Yep, his model and predictions are great and roughly match my own in many ways, EXCEPT if you look at his profit margins going forward he predicts they will actually increase over the next five years. That's where I feel people are being too optimistic, as I think Tesla will purposefully lower margins to bring prices lower and keep demand high as production ramps into overdrive.

It's just what I'm expecting to see, doesn't mean I'm right.
I expect profit margins to increase as Tesla develops ever more efficient manufacturing processes - including batteries. This is a focus of Ark invest , who often refer to Wright’s law “… it states that for every cumulative doubling of units produced, costs will fall by a constant percentage.


Tesla is just getting started with mass production. With a combination of Wrights law, vertical integration, cross pollination with Spacex engineering, and Elon Musk’s vision of massive manufacturing automation, I think Tesla’s margins will grow to scandalous values by 2025. Consumers will get great deals on awesome products and Tesla will be flooded with revenue. Well, it’s my dream anyhow.

I doubt Tesla will significantly lower prices on exiting models - sales growth will come with the introduction of new models - compact and subcompact city cars, vans, etc
 
Yep, his model and predictions are great and roughly match my own in many ways, EXCEPT if you look at his profit margins going forward he predicts they will actually increase over the next five years. That's where I feel people are being too optimistic, as I think Tesla will purposefully lower margins to bring prices lower and keep demand high as production ramps into overdrive.

If the Model Y stays priced as high as it is today it will never sell as numerously as the Toyota Corolla does today, I really think Tesla will lower prices and margins over time. It's just what I'm expecting to see, doesn't mean I'm right.
Elon has said Tesla cars are too expensive so he wants to lower the price so that more people can afford to buy them to replace ICE cars to save the planet. He also said the self driving car will be an appreciating asset.

“The cars currently being produced…are capable of full self-driving,” said Musk in April 2019. “Buying a car today is an investment into the future. I think the most profound thing is that if you buy a Tesla today, I believe you are buying an appreciating asset - not a depreciating asset.”

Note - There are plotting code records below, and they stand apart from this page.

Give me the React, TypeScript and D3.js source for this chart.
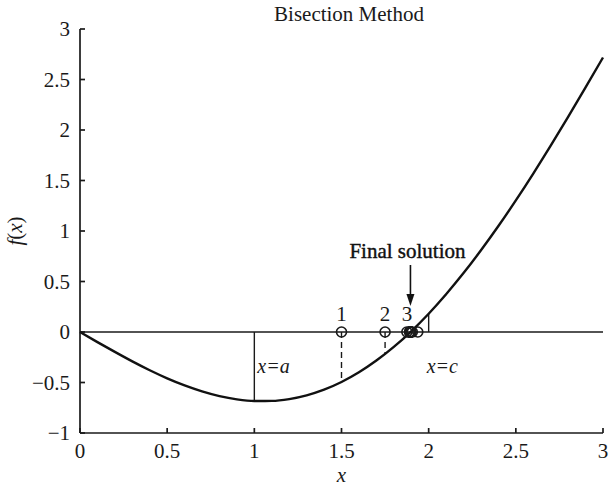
import * as d3 from "d3";

const W = 612;
const H = 486;
const M = { left: 80, right: 9, top: 29, bottom: 53 };

// f(x), every 0.1
const curveX = [0, 0.1, 0.2, 0.3, 0.4, 0.5, 0.6, 0.7, 0.8, 0.9, 1.0, 1.1, 1.2, 1.3, 1.4, 1.5, 1.6, 1.7, 1.8, 1.9, 2.0, 2.1, 2.2, 2.3, 2.4, 2.5, 2.6, 2.7, 2.8, 2.9, 3.0];
const curveY = [0, -0.1, -0.197, -0.291, -0.379, -0.459, -0.529, -0.588, -0.635, -0.667, -0.683, -0.682, -0.664, -0.627, -0.571, -0.495, -0.399, -0.283, -0.148, 0.007, 0.181, 0.374, 0.583, 0.809, 1.049, 1.303, 1.569, 1.845, 2.13, 2.422, 2.718];

const xTicks = [0, 0.5, 1, 1.5, 2, 2.5, 3];
const yTicks = [-1, -0.5, 0, 0.5, 1, 1.5, 2, 2.5, 3];

// bisection midpoints (circles on the axis)
const midX = [1.5, 1.75, 1.875, 1.9375, 1.90625, 1.890625, 1.8984, 1.8945, 1.8965, 1.8955, 1.896, 1.8958, 1.8932, 1.8915];
const iterLabels = ["1", "2", "3"];
// dashed drops from the first midpoints down to the curve
const dashX = [1.5, 1.75];
const dashY = [-0.495, -0.218];
// bracket ends a and c
const bracketX = [1, 2];
const bracketY = [-0.683, 0.181];
const bracketLabels = ["a", "c"];
const solutionX = 1.8955;

const FONT = "'Liberation Serif', 'Times New Roman', serif";
const INK = "#1a1a1a";

export default function App() {
  const x = d3.scaleLinear().domain([0, 3]).range([M.left, W - M.right]);
  const y = d3.scaleLinear().domain([-1, 3]).range([H - M.bottom, M.top]);

  const line = d3
    .line<number>()
    .x((_, i) => x(curveX[i]))
    .y((d) => y(d))
    .curve(d3.curveMonotoneX);

  const x0 = x(0);
  const x3 = x(3);
  const yBot = y(-1);
  const yTop = y(3);
  const yZero = y(0);

  return (
    <svg
      width={W}
      height={H}
      style={{ position: "absolute", left: 0, top: 0, background: "#fff" }}
      fontFamily={FONT}
    >
      {/* title */}
      <text x={349} y={21} textAnchor="middle" fontSize={21} fill={INK}>
        Bisection Method
      </text>

      {/* axes */}
      <g stroke={INK} strokeWidth={1.7} fill="none">
        <line x1={x0} x2={x0} y1={yTop} y2={yBot} />
        <line x1={x0} x2={x3} y1={yBot} y2={yBot} />
        {yTicks.map((t) => (
          <line key={"yt" + t} x1={x0} x2={x0 + 5} y1={y(t)} y2={y(t)} />
        ))}
        {xTicks.map((t) => (
          <line key={"xt" + t} x1={x(t)} x2={x(t)} y1={yBot} y2={yBot - 5} />
        ))}
      </g>
      {yTicks.map((t) => (
        <text
          key={"yl" + t}
          x={x0 - 10}
          y={y(t) + 7}
          textAnchor="end"
          fontSize={21}
          fill={INK}
        >
          {t < 0 ? "\u2212" + Math.abs(t) : t}
        </text>
      ))}
      {xTicks.map((t) => (
        <text
          key={"xl" + t}
          x={x(t)}
          y={yBot + 25}
          textAnchor="middle"
          fontSize={21}
          fill={INK}
        >
          {t}
        </text>
      ))}
      <text x={(x0 + x3) / 2} y={H - 4} textAnchor="middle" fontSize={21} fontStyle="italic" fill={INK}>
        x
      </text>
      <text
        transform={`translate(22,${(yTop + yBot) / 2}) rotate(-90)`}
        textAnchor="middle"
        fontSize={21}
        fill={INK}
      >
        <tspan fontStyle="italic">f</tspan>(<tspan fontStyle="italic">x</tspan>)
      </text>

      {/* zero line */}
      <line x1={x0} x2={x3} y1={yZero} y2={yZero} stroke={INK} strokeWidth={1.4} />

      {/* bracket lines */}
      {bracketX.map((bx, i) => (
        <line key={"b" + i} x1={x(bx)} x2={x(bx)} y1={yZero} y2={y(bracketY[i])} stroke={INK} strokeWidth={1.4} />
      ))}
      {bracketX.map((bx, i) => (
        <text
          key={"bl" + i}
          x={x(bx) + (i === 0 ? 3 : -2)}
          y={373}
          fontSize={20}
          fontStyle="italic"
          fill={INK}
        >
          x=<tspan>{bracketLabels[i]}</tspan>
        </text>
      ))}

      {/* dashed drops */}
      {dashX.map((dx, i) => (
        <line
          key={"d" + i}
          x1={x(dx)}
          x2={x(dx)}
          y1={yZero}
          y2={y(dashY[i])}
          stroke={INK}
          strokeWidth={1.4}
          strokeDasharray="6,4"
        />
      ))}

      {/* curve */}
      <path d={line(curveY) ?? ""} fill="none" stroke="#111" strokeWidth={2.4} />

      {/* midpoints */}
      {midX.map((m, i) => (
        <circle key={"m" + i} cx={x(m)} cy={yZero} r={5} fill="none" stroke={INK} strokeWidth={1.6} />
      ))}
      {iterLabels.map((l, i) => (
        <text key={"il" + i} x={x(midX[i])} y={yZero - 11} textAnchor="middle" fontSize={21} fill={INK}>
          {l}
        </text>
      ))}

      {/* final solution annotation */}
      <text x={x(solutionX) - 3} y={258} textAnchor="middle" fontSize={21} fill="#111" stroke="#111" strokeWidth={0.4}>
        Final solution
      </text>
      <line x1={x(solutionX)} x2={x(solutionX)} y1={265} y2={296} stroke="#111" strokeWidth={1.6} />
      <path
        d={`M${x(solutionX) - 4},294 L${x(solutionX) + 4},294 L${x(solutionX)},306 Z`}
        fill="#111"
      />
    </svg>
  );
}
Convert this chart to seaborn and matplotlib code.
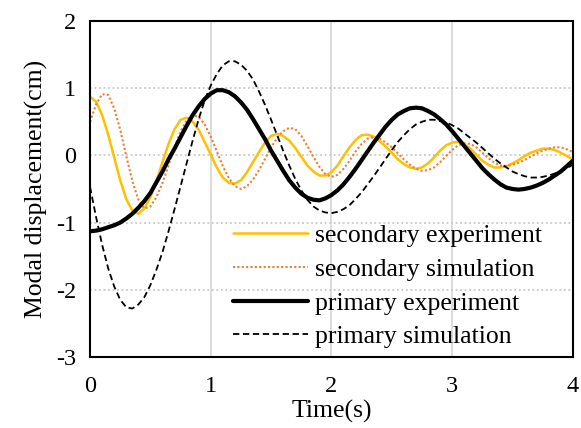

As we see some delivery dates in the U.S. slips to November, and 3-year-old Model 3s receiving a trade-in price from Tesla that is only $400 less than the 2018 purchasing price, his prediction might come true when delivery is scheduled a year away and the trade-in price becomes HIGHER than the original price. I believe "appreciating asset" will come when FSD city-driving is released and people will want a Tesla now, even a used Tesla, just to get FSD.

FSD will result in Tesla's profit margin starts to step up incrementally based on FSD purchase and subscriptions while the cars themselves continue to be sold at the same margin and a lower price based on increased efficient use of capital and lower material cost due to partial insourcing of the battery and volume contract for suppliers.

The biggest drop in price and in margin will come eventually when the $25,000 car is released.